-- START SOURCE EXCERPT --

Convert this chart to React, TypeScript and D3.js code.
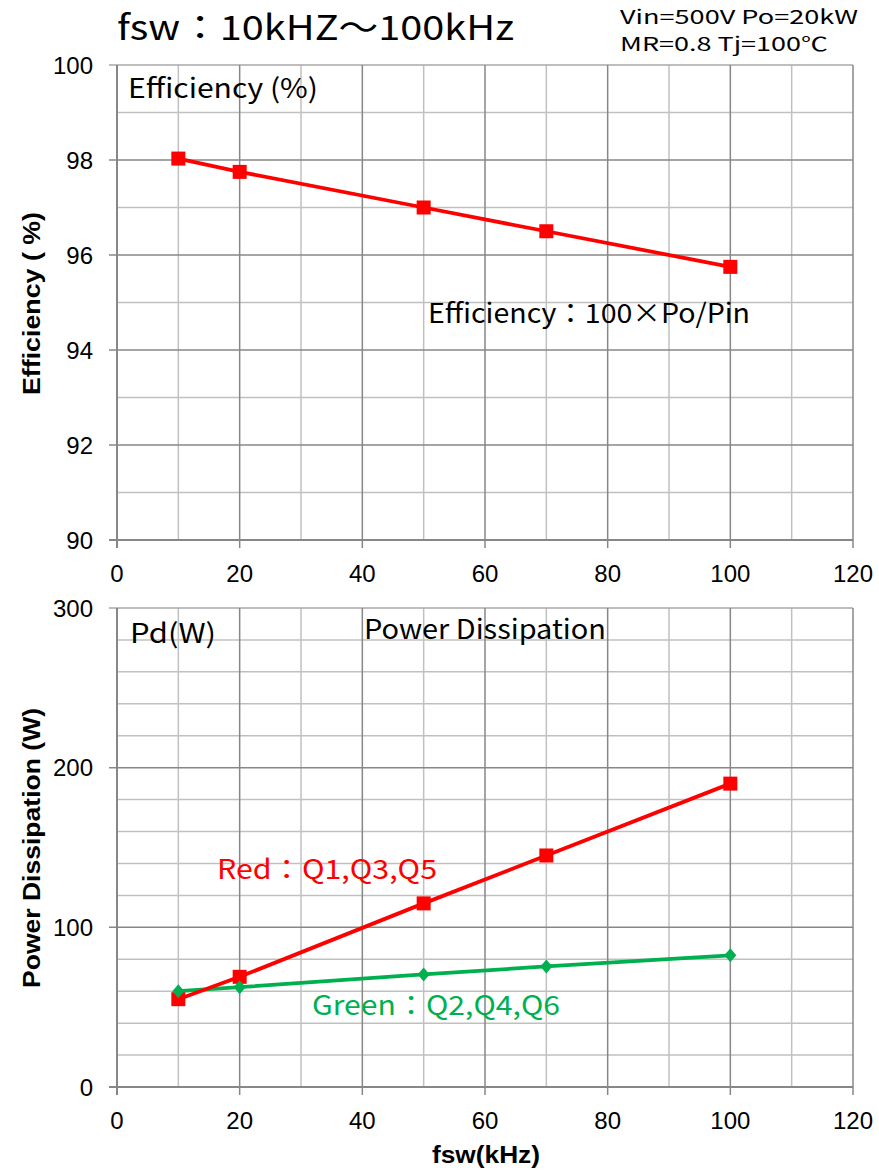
import React from "react";
import * as d3 from "d3";

const fsw = [10, 20, 50, 70, 100];
const efficiency = [98.03, 97.75, 97.0, 96.5, 95.75];
const pdRed = [55, 69, 115, 145, 190];
const pdGreen = [60, 62.5, 70.5, 75.5, 82.5];
const xTicks = [0, 20, 40, 60, 80, 100, 120];
const effTicks = [90, 92, 94, 96, 98, 100];
const pdTicks = [0, 100, 200, 300];

const W = 879, H = 1172;
const left = 117, right = 853;
const RED = "#ff0000", GREEN = "#00b050";
const MAJOR = "#878787", MINOR = "#c0c0c0";
const FONT_T = "'Noto Sans CJK JP', 'DejaVu Sans', sans-serif";
const FONT_A = "'Liberation Sans', Arial, sans-serif";

function Panel({ top, bottom, domain, ticks, minorStep, majorStep, xStep }: any) {
  const x = d3.scaleLinear().domain([0, 120]).range([left, right]);
  const y = d3.scaleLinear().domain(domain).range([bottom, top]);
  const minorX = d3.range(0, 120 + 0.001, xStep);
  const minorY = d3.range(domain[0], domain[1] + 0.001, minorStep);
  const isMajorY = (v: number) => Math.abs((v - domain[0]) / majorStep - Math.round((v - domain[0]) / majorStep)) < 1e-6;
  return (
    <g>
      {minorY.filter((v) => !isMajorY(v)).map((v) => (
        <line key={"my" + v} x1={left} x2={right} y1={y(v)} y2={y(v)} stroke={MINOR} strokeWidth={1.5} />
      ))}
      {minorX.filter((v) => v % 20 !== 0).map((v) => (
        <line key={"mx" + v} x1={x(v)} x2={x(v)} y1={top} y2={bottom} stroke={MINOR} strokeWidth={1.5} />
      ))}
      {minorY.filter((v) => isMajorY(v) && v !== domain[0]).map((v) => (
        <line key={"My" + v} x1={left - 8} x2={right} y1={y(v)} y2={y(v)} stroke={v === domain[1] ? "#a8a8a8" : MAJOR} strokeWidth={1.5} />
      ))}
      {xTicks.filter((v) => v !== 0).map((v) => (
        <line key={"Mx" + v} x1={x(v)} x2={x(v)} y1={top} y2={bottom + 8} stroke={MAJOR} strokeWidth={1.5} />
      ))}
      <line x1={left} x2={left} y1={top} y2={bottom + 8} stroke={MAJOR} strokeWidth={2} />
      <line x1={left - 8} x2={right} y1={bottom} y2={bottom} stroke={MAJOR} strokeWidth={2} />
      {ticks.map((v: number) => (
        <text key={"yt" + v} x={left - 24} y={y(v)} dy="0.36em" textAnchor="end" fontFamily={FONT_A} fontSize={24} fill="#000">{v}</text>
      ))}
      {xTicks.map((v) => (
        <text key={"xt" + v} x={x(v)} y={bottom + 42} textAnchor="middle" fontFamily={FONT_A} fontSize={24} fill="#000">{v}</text>
      ))}
    </g>
  );
}

function T({ x, y, w, size, fill = "#000", children, family = FONT_T, weight }: any) {
  return (
    <text x={x} y={y} fontFamily={family} fontSize={size} fontWeight={weight} fill={fill} textLength={w} lengthAdjust="spacingAndGlyphs">{children}</text>
  );
}

export default function App() {
  const x = d3.scaleLinear().domain([0, 120]).range([left, right]);
  const yE = d3.scaleLinear().domain([90, 100]).range([540, 65]);
  const yP = d3.scaleLinear().domain([0, 300]).range([1087, 608]);
  const effLine = d3.line<number>().x((_, i) => x(fsw[i])).y((d) => yE(d));
  const redLine = d3.line<number>().x((_, i) => x(fsw[i])).y((d) => yP(d));
  const greenLine = d3.line<number>().x((_, i) => x(fsw[i])).y((d) => yP(d));
  const sq = 14;
  const dia = "M0,-7L6,0L0,7L-6,0Z";
  return (
    <svg width={W} height={H} style={{ position: "absolute", left: 0, top: 0, background: "#fff" }}>
      <rect width={W} height={H} fill="#fff" />
      <T x={117} y={40} w={397} size={34}>fsw：10kHZ～100kHz</T>
      <T x={620} y={24} w={238} size={19}>Vin=500V Po=20kW</T>
      <T x={620} y={51} w={208} size={19}>MR=0.8 Tj=100℃</T>

      <Panel top={65} bottom={540} domain={[90, 100]} ticks={effTicks} minorStep={1} majorStep={2} xStep={10} />
      <Panel top={608} bottom={1087} domain={[0, 300]} ticks={pdTicks} minorStep={20} majorStep={100} xStep={10} />

      <T x={128} y={98} w={190} size={27}>Efficiency (%)</T>
      <T x={428} y={323} w={322} size={27}>Efficiency：100×Po/Pin</T>
      <T x={130} y={643} w={86} size={27}>Pd(W)</T>
      <T x={364} y={639} w={242} size={27}>Power Dissipation</T>
      <T x={217} y={879} w={220} size={27} fill={RED}>Red：Q1,Q3,Q5</T>
      <T x={312} y={1015} w={248} size={27} fill={GREEN}>Green：Q2,Q4,Q6</T>

      <path d={effLine(efficiency) || ""} fill="none" stroke={RED} strokeWidth={3.8} />
      {efficiency.map((v, i) => (
        <rect key={"e" + i} x={x(fsw[i]) - sq / 2} y={yE(v) - sq / 2} width={sq} height={sq} fill={RED} />
      ))}
      <path d={greenLine(pdGreen) || ""} fill="none" stroke={GREEN} strokeWidth={3.8} />
      <path d={redLine(pdRed) || ""} fill="none" stroke={RED} strokeWidth={3.8} />
      {pdRed.map((v, i) => (
        <rect key={"r" + i} x={x(fsw[i]) - sq / 2} y={yP(v) - sq / 2} width={sq} height={sq} fill={RED} />
      ))}
      {pdGreen.map((v, i) => (
        <path key={"g" + i} d={dia} transform={`translate(${x(fsw[i])},${yP(v)})`} fill={GREEN} />
      ))}

      <text transform="translate(40,303.5) rotate(-90)" textAnchor="middle" fontFamily={FONT_A} fontWeight="bold" fontSize={23} fill="#000" textLength={183} lengthAdjust="spacingAndGlyphs">Efficiency ( %)</text>
      <text transform="translate(40,848) rotate(-90)" textAnchor="middle" fontFamily={FONT_A} fontWeight="bold" fontSize={23} fill="#000" textLength={280} lengthAdjust="spacingAndGlyphs">Power Dissipation (W)</text>
      <text x={486} y={1163} textAnchor="middle" fontFamily={FONT_A} fontWeight="bold" fontSize={23} fill="#000" textLength={108} lengthAdjust="spacingAndGlyphs">fsw(kHz)</text>
    </svg>
  );
}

-- END SOURCE EXCERPT --

TASK GOAL: Repeat exactly and only the lines from the start of the data above through the line that holds "const pdTicks = [0, 100, 200, 300];", inclusive. Pictures do not belong in the copy.

TASK RESPONSE:
Convert this chart to React, TypeScript and D3.js code.
import React from "react";
import * as d3 from "d3";

const fsw = [10, 20, 50, 70, 100];
const efficiency = [98.03, 97.75, 97.0, 96.5, 95.75];
const pdRed = [55, 69, 115, 145, 190];
const pdGreen = [60, 62.5, 70.5, 75.5, 82.5];
const xTicks = [0, 20, 40, 60, 80, 100, 120];
const effTicks = [90, 92, 94, 96, 98, 100];
const pdTicks = [0, 100, 200, 300];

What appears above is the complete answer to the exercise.